True. But she of the Katie Awards, Katie- Bar-The- Door, and Mister Muleboy of the blog The Mouth O' The Mule are positively silly with values and fortunately for me, often have strongly held opinions even on issues they have no opinion about. They both agree that Lillian Gish was a great actress; where they disagree is on the issue of whether Maria Falconetti was an actress at all.
Two events in movie history permanently scarred Katie, Ali McGraw's Oscar nomination for Love Story and Anna Paquin's win for The Piano. Subsequent work firmly established in Katie's mind that neither can act a lick and that honors were bestowed on them in anticipation that they might one day prove to have talent and in recognition of the work of other people. In reaction, she's adopted an informal rule: "Never give someone an Oscar for their first performance."
Here, Maria Falconetti wasn't technically appearing in her first movie—the Internet Movie Database lists small roles in a pair of 1917 shorts—but she might as well have been. And while Katie agrees that The Passion of Joan of Arc is one of the greatest movies ever made and that Maria Falconetti is effective in it, she's convinced Falconetti's performance is a product not of any particular skill but of director Carl Dreyer's relentless bullying, Rudolph Maté's excellent camera work and Dreyer's and Marguerite Beaugé's patient work in the editing room.
Roger Ebert describes the effort that produced the performance this way: "Legends from the set tell of Dreyer forcing her to kneel painfully on stone and then wipe all expression from her face—so that the viewer would read suppressed or inner pain. He filmed the same shots again and again, hoping that in the editing room he could find exactly the right nuance in her facial expression."
Katie-Bar-the-Door thinks that given to what degree Dreyer hectored and humiliated her, and worked her to the point of exhaustion, it's no surprise that Falconetti convincingly comes across as hectored, humiliated and exhausted.
Consider too that since this is a silent film we're talking about, there are no line readings, which greatly complicate the actor's task, and because Dreyer shot the whole thing in a series of close-ups, there's very little need for Falconetti to play off the other actors. Dreyer simply put the camera on Falconetti and recorded everything and then assembled a character out of the footage.

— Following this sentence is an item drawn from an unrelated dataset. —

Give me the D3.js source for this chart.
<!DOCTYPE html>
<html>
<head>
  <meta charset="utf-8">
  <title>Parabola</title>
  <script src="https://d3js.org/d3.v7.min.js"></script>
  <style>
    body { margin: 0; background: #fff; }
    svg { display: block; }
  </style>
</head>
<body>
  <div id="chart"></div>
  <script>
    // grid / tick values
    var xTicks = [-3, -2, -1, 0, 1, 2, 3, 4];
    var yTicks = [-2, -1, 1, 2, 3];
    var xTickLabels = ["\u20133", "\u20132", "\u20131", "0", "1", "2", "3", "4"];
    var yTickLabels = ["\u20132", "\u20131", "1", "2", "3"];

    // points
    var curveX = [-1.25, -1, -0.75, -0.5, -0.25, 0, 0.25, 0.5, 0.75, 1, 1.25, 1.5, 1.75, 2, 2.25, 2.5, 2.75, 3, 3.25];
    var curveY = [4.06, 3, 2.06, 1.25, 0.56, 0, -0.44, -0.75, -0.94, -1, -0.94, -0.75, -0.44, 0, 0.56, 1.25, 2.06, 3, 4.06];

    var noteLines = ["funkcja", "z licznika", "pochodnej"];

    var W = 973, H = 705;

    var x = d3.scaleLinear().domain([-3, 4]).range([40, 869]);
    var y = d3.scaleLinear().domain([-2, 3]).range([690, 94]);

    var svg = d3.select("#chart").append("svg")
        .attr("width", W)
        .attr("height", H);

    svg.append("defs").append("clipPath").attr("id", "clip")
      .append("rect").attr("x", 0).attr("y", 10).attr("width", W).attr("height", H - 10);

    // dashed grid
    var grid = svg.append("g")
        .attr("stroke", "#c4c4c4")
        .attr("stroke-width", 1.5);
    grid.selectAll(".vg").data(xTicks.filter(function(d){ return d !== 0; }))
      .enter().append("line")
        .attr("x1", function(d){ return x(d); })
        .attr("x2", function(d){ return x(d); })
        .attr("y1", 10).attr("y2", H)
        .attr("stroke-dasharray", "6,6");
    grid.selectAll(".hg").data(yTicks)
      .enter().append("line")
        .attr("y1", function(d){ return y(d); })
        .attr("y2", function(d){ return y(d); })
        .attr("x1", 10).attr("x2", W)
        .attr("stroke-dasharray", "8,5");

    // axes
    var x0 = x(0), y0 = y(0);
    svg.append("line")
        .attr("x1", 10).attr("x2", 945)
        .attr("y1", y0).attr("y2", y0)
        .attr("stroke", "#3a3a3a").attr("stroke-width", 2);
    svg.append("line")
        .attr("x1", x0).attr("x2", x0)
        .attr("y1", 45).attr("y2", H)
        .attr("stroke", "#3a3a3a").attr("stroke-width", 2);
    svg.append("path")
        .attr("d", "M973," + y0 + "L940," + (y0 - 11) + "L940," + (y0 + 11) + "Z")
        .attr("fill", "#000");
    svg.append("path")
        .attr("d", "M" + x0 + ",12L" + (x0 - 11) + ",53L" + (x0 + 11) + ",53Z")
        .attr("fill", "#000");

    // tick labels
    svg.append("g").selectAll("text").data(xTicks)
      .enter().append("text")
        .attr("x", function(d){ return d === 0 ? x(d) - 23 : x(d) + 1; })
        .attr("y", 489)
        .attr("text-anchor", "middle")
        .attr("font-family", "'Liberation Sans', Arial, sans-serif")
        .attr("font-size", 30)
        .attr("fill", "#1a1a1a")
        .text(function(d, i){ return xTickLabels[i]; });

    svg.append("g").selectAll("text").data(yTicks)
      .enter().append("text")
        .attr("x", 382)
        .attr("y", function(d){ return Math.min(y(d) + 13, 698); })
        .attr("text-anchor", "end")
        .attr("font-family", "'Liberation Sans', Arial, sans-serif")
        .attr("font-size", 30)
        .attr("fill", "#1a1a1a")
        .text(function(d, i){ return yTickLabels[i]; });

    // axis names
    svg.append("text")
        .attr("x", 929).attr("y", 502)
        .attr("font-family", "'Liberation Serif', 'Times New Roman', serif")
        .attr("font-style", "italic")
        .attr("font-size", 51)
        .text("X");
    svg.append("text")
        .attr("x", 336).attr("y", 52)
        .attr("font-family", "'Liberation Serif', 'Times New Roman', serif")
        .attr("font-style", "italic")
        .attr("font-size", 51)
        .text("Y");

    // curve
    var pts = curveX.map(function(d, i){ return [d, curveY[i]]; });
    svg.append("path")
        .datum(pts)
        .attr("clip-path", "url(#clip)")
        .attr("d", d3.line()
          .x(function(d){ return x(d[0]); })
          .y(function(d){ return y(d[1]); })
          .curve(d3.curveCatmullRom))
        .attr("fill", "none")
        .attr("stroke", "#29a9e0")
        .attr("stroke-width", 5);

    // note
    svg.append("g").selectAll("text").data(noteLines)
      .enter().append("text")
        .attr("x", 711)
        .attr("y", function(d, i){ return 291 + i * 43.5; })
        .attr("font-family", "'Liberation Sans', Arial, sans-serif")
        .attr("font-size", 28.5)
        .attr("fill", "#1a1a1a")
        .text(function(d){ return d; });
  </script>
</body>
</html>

Katie says that's not acting, it's something else—maybe a perfect face and a lot of film. I mean, if you put a stovepipe hat on your dog and took a hundred pictures of him, in one shot he's bound to look like Abraham Lincoln. But that doesn't make your dog the 16th president of the United States. (And no this is not my dog, who actually bears an uncanny resemblance to Woodrow Wilson.)
On the other hand, Mister Muleboy who is actually a trained actor in addition to being a highly intuitive blogger, points out that's "presumably the case in every feature film," that most screen performances consist of "a director badgering, sucking, pleading, or manipulating a 'performance' out of the actor. Usually manipulating it at the editing table. Crafting that 'great scene' from the (potentially nonsensical) multiple takes that, when combined, gave rise to that 'perfectly modulated, brilliant' performance. And that, in this director's/editor's medium, the idea of one acting performance that is in the control of the actor is—at best—only conjecture."

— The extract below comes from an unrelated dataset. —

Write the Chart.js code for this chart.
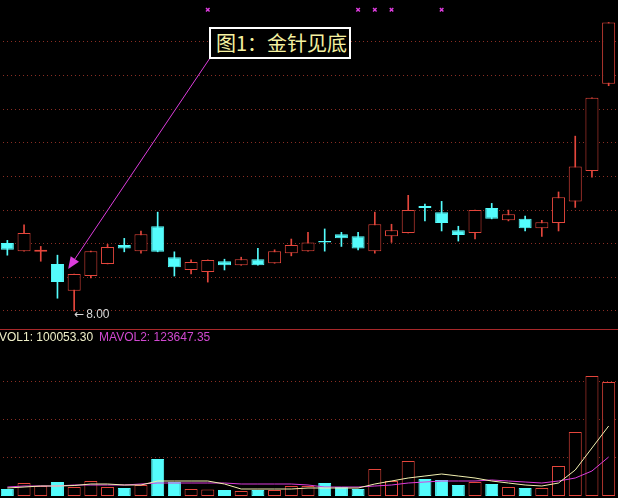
<!DOCTYPE html>
<html lang="zh-CN">
<head>
<meta charset="utf-8">
<title>金针见底</title>
<script src="https://cdn.jsdelivr.net/npm/chart.js@4.4.1/dist/chart.umd.min.js"></script>
<style>
  html, body { margin: 0; padding: 0; background: #000; }
  #quadro { position: relative; width: 618px; height: 498px; overflow: hidden; background: #000; }
  #graficoPreco { position: absolute; left: -1px; top: 0; }
  #graficoVolume { position: absolute; left: -1px; top: 330px; }
  #separador { position: absolute; left: 0; top: 329px; width: 618px; height: 1px; background: #a8282a; }
  #legendaVolume { position: absolute; left: -1px; top: 331px; font: 12px "Liberation Sans", Arial, sans-serif; line-height: 13px; white-space: nowrap; }
  #legendaVolume .ma1 { color: #f0f0c8; }
  #legendaVolume .ma2 { color: #d048d0; margin-left: 6px; }
  #rotulo { position: absolute; left: 209px; top: 27px; width: 142px; height: 32px; box-sizing: border-box; border: 2px solid #fff; background: #000; color: #f6f2a0; font: 20px "Noto Sans CJK SC", sans-serif; line-height: 28px; padding-left: 5px; white-space: nowrap; }
</style>
</head>
<body>
<div id="quadro">
  <canvas id="graficoPreco" width="618" height="329"></canvas>
  <div id="separador"></div>
  <canvas id="graficoVolume" width="618" height="168"></canvas>
  <div id="legendaVolume"><span class="ma1">VOL1: 100053.30</span><span class="ma2">MAVOL2: 123647.35</span></div>
  <div id="rotulo">图1：金针见底</div>
</div>
<script>
// Dados (37 pregões)
var dias = ['1', '2', '3', '4', '5', '6', '7', '8', '9', '10', '11', '12', '13', '14', '15', '16', '17', '18', '19',
    '20', '21', '22', '23', '24', '25', '26', '27', '28', '29', '30', '31', '32', '33', '34', '35', '36', '37'];

var abertura = [9.01, 8.89, 8.88, 8.70, 8.30, 8.52, 8.70, 8.98, 8.89, 9.26, 8.80, 8.61, 8.58, 8.74, 8.68, 8.77, 8.71, 8.86, 8.89,
    9.04, 9.14, 9.11, 8.89, 9.11, 9.16, 9.56, 9.47, 9.20, 9.16, 9.53, 9.35, 9.37, 9.23, 9.31, 9.63, 10.08, 11.38];
var fechamento = [8.91, 9.16, 8.91, 8.43, 8.55, 8.89, 8.95, 8.93, 9.14, 8.88, 8.65, 8.73, 8.76, 8.68, 8.77, 8.68, 8.89, 8.98, 9.02,
    9.02, 9.08, 8.93, 9.29, 9.20, 9.50, 9.53, 9.31, 9.13, 9.50, 9.37, 9.44, 9.23, 9.32, 9.69, 10.15, 11.17, 12.29];
var maxima = [9.05, 9.28, 8.96, 8.83, 8.55, 8.89, 8.99, 9.08, 9.19, 9.47, 8.88, 8.76, 8.76, 8.77, 8.80, 8.93, 8.91, 9.07, 9.17,
    9.22, 9.17, 9.17, 9.47, 9.29, 9.72, 9.59, 9.63, 9.26, 9.50, 9.60, 9.50, 9.41, 9.35, 9.77, 10.60, 11.17, 12.29];
var minima = [8.83, 8.89, 8.74, 8.19, 8.00, 8.49, 8.70, 8.88, 8.86, 8.88, 8.52, 8.55, 8.43, 8.61, 8.68, 8.68, 8.71, 8.82, 8.89,
    8.89, 8.96, 8.91, 8.86, 9.02, 9.16, 9.34, 9.19, 9.04, 9.07, 9.37, 9.34, 9.19, 9.11, 9.19, 9.54, 9.99, 11.35];

var volume = [73500, 136500, 105000, 147000, 94500, 157500, 94500, 84000, 115500, 388500, 147000, 73500, 68300, 63000, 52500,
    63000, 63000, 105000, 105000, 136500, 94500, 73500, 283500, 157500, 367500, 178500, 168000, 115500, 147000, 126000,
    94500, 84000, 84000, 315000, 672000, 1260000, 1197000];
var mavol1 = [84000, 94500, 105000, 105000, 110000, 126000, 126000, 115500, 115500, 157500, 157500, 157500, 157500, 126000,
    73500, 73500, 73500, 73500, 84000, 84000, 84000, 84000, 126000, 157500, 189000, 210000, 231000, 210000, 189000,
    157500, 136500, 115500, 105000, 136500, 273000, 504000, 735000];
var mavol2 = [94500, 105000, 105000, 105000, 115500, 115500, 115500, 115500, 126000, 136500, 136500, 136500, 136500, 136500,
    126000, 126000, 126000, 126000, 115500, 94500, 94500, 94500, 105000, 115500, 136500, 147000, 157500, 157500, 157500,
    168000, 157500, 147000, 136500, 157500, 189000, 262500, 409500];

var sinais = [12, 21, 22, 23, 26];      // marcadores × no topo
var nivelSinal = 12.48;
var indiceAgulha = 4;                    // o dia do 金针见底
var linhasPreco = [8, 8.5, 9, 9.5, 10, 10.5, 11, 11.5, 12];
var linhasVolume = [400000, 800000, 1200000];

var vermelho = '#e4463c';
var ciano = '#54fcfc';
var magenta = '#dc3cdc';
var corGrade = '#8a2e24';

var alta = fechamento.map((f, i) => f >= abertura[i]);

// seta magenta do quadro até o candle + rótulo da mínima
var setaAgulha = {
    id: 'setaAgulha',
    afterDatasetsDraw(chart) {
        var ctx = chart.ctx;
        var x = chart.scales.x, y = chart.scales.y;
        var cx = x.getPixelForValue(indiceAgulha);
        var pontaX = cx - 6, pontaY = y.getPixelForValue(maxima[indiceAgulha]) - 5;
        var inicioX = 211, inicioY = 58;
        var ang = Math.atan2(pontaY - inicioY, pontaX - inicioX);
        var c = Math.cos(ang), s = Math.sin(ang);

        ctx.save();
        ctx.strokeStyle = magenta;
        ctx.fillStyle = magenta;
        ctx.lineWidth = 1;
        ctx.beginPath();
        ctx.moveTo(inicioX, inicioY);
        ctx.lineTo(pontaX - 10 * c, pontaY - 10 * s);
        ctx.stroke();
        ctx.beginPath();
        ctx.moveTo(pontaX, pontaY);
        ctx.lineTo(pontaX - 12 * c + 5 * s, pontaY - 12 * s - 5 * c);
        ctx.lineTo(pontaX - 12 * c - 5 * s, pontaY - 12 * s + 5 * c);
        ctx.closePath();
        ctx.fill();

        // rótulo "←8.00" embaixo da agulha
        var yMin = y.getPixelForValue(minima[indiceAgulha]) + 4;
        ctx.fillStyle = '#d8d8d8';
        ctx.textBaseline = 'middle';
        ctx.font = '12px "DejaVu Sans", sans-serif';
        ctx.fillText('←', cx, yMin);
        ctx.font = '12px "Liberation Sans", Arial, sans-serif';
        ctx.fillText(minima[indiceAgulha].toFixed(2), cx + 12, yMin);
        ctx.restore();
    }
};

function eixoY(min, max, linhas) {
    return {
        min: min,
        max: max,
        afterBuildTicks: function(eixo) { eixo.ticks = linhas.map(v => ({ value: v })); },
        afterFit: function(eixo) { eixo.width = 0; },
        ticks: { display: false },
        grid: { color: corGrade, drawTicks: false },
        border: { display: false, dash: [1, 3] }
    };
}

// gráfico de candles
new Chart(document.getElementById('graficoPreco'), {
    type: 'bar',
    data: {
        labels: dias,
        datasets: [
            {
                type: 'line',
                data: dias.map((d, i) => sinais.includes(i) ? nivelSinal : null),
                showLine: false,
                pointStyle: 'crossRot',
                pointRadius: 2.5,
                pointBorderWidth: 1.5,
                pointBorderColor: magenta,
                pointBackgroundColor: magenta,
                order: 0
            },
            {
                data: abertura.map((a, i) => [a, fechamento[i]]),
                backgroundColor: alta.map(u => u ? '#000' : ciano),
                borderColor: alta.map(u => u ? vermelho : ciano),
                borderWidth: 1,
                borderSkipped: false,
                inflateAmount: 0,
                barThickness: 13,
                grouped: false,
                order: 1
            },
            {
                data: minima.map((m, i) => [m, maxima[i]]),
                backgroundColor: alta.map(u => u ? vermelho : ciano),
                borderWidth: 0,
                barThickness: 1,
                grouped: false,
                order: 2
            }
        ]
    },
    options: {
        responsive: false,
        animation: false,
        events: [],
        layout: { padding: 0, autoPadding: false },
        plugins: { legend: { display: false }, tooltip: { enabled: false } },
        scales: {
            x: { display: false },
            y: eixoY(7.7323, 12.6245, linhasPreco)
        }
    },
    plugins: [setaAgulha]
});

// gráfico de volume
new Chart(document.getElementById('graficoVolume'), {
    type: 'bar',
    data: {
        labels: dias,
        datasets: [
            { type: 'line', data: mavol1, borderColor: '#f2f0b0', borderWidth: 1, pointRadius: 0, tension: 0, order: 0 },
            { type: 'line', data: mavol2, borderColor: magenta, borderWidth: 1, pointRadius: 0, tension: 0, order: 1 },
            {
                data: volume,
                backgroundColor: alta.map(u => u ? '#000' : ciano),
                borderColor: alta.map(u => u ? vermelho : ciano),
                borderWidth: 1,
                borderSkipped: false,
                inflateAmount: 0,
                barThickness: 13,
                order: 2
            }
        ]
    },
    options: {
        responsive: false,
        animation: false,
        events: [],
        layout: { padding: { bottom: 2 }, autoPadding: false },
        plugins: { legend: { display: false }, tooltip: { enabled: false } },
        scales: {
            x: { display: false },
            y: eixoY(0, 1743000, linhasVolume)
        }
    }
});
</script>
</body>
</html>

In fact, this is true of every per- formance, he says, even Marlon Brando in On The Water- front. Trying to identify where the work of the director and editor and cinematographer leave off and the work of the actor begins is like trying to identify the individual ingredients in a baked cake and then hand out an award to the sugar and the butter.
Hmm. So who's right?
Oh, wait. Katie-Bar-The-Door just reminded me that I'm married to her which pretty much means that even if she's wrong, she's right. But I don't think she's wrong. You know?
Also she says it's recycling day and can I please put out the newspapers? Gotta go.